Importing Foreign Doctors No Solution for Ongoing Healthcare Crisis

The following blog was provided by a public health professional in Washington, DC, in response to a March 7th article that appeared in the New York Times.

It is expensive to produce doctors. It is a significant investment by both the individual pursuing a medical degree and our government to help subsidize their education and residency training. It is also difficult to become a doctor. Fewer than half (43% in 2012) of those who apply to medical school in the U.S. each year are accepted. If you are lucky enough to be admitted to a U.S. medical school, you face four years of school, a mountain of debt, and competition for a limited number of residency spots.

In this climate of heated competition for medical school admissions and even with the opening of several new medical schools, we are still not producing enough doctors to keep pace with population growth, much less the predicted physician shortage of 150,000 to 200,000 over the next 20 years. This shortage is most acute within primary care, an area where foreign doctors are becoming increasingly more common. With the passage of healthcare reform and the retirement of the “baby boomer” generation from the healthcare workforce and into the age where healthcare utilization increases, we are facing a legitimate crisis.

Increasingly, graduates of U.S. medical schools are competing for residency spots, which are subsidized by U.S. taxpayers, with non-citizens who completed medical school outside the U.S. In 2010, 13% of residents were foreign graduates of foreign medical schools. As the number of non-U.S. citizens filling residencies increases, we are not only “stealing” these doctors from foreign countries but we are taking away opportunities from U.S. citizens. This constant importing of foreign doctors deters our own citizens from becoming doctors AND discourages the U.S. government from investing in domestic medical education.

U.S. medical schools, for their part, are hesitant to increase enrollment without a corresponding increase in the number of residencies. They do not want to produce doctors who are unable to find work because they are not placed in one of a finite number of residencies, which are primarily funded by Medicare and capped by Congress.

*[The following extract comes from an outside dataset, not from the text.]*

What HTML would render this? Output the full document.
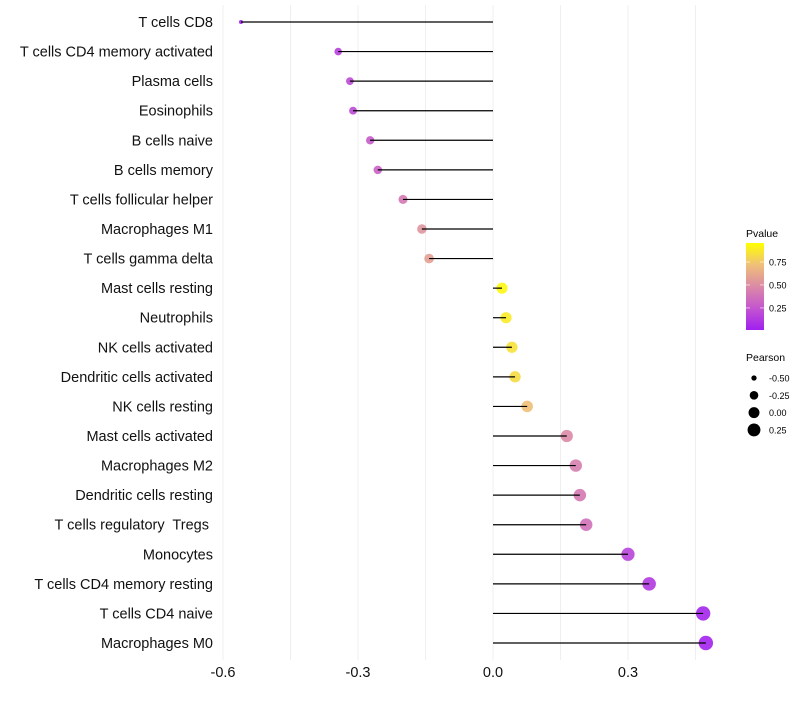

We need to produce more doctors and importing foreign medical school graduates is not a long term solution. We cannot rely on foreign countries to produce our doctors for us and then flood the market with those willing to work for less. The best and brightest from our own country will stop pursuing medicine and create an unsustainable workforce in an area where it is necessary to attract our top minds. By increasing the number of U.S. medical school slots, as well as residencies, and incentivizing U.S. medical school graduates to pursue primary care, we can begin to move our healthcare system in the right direction without resorting to attracting foreign doctors away from developing countries.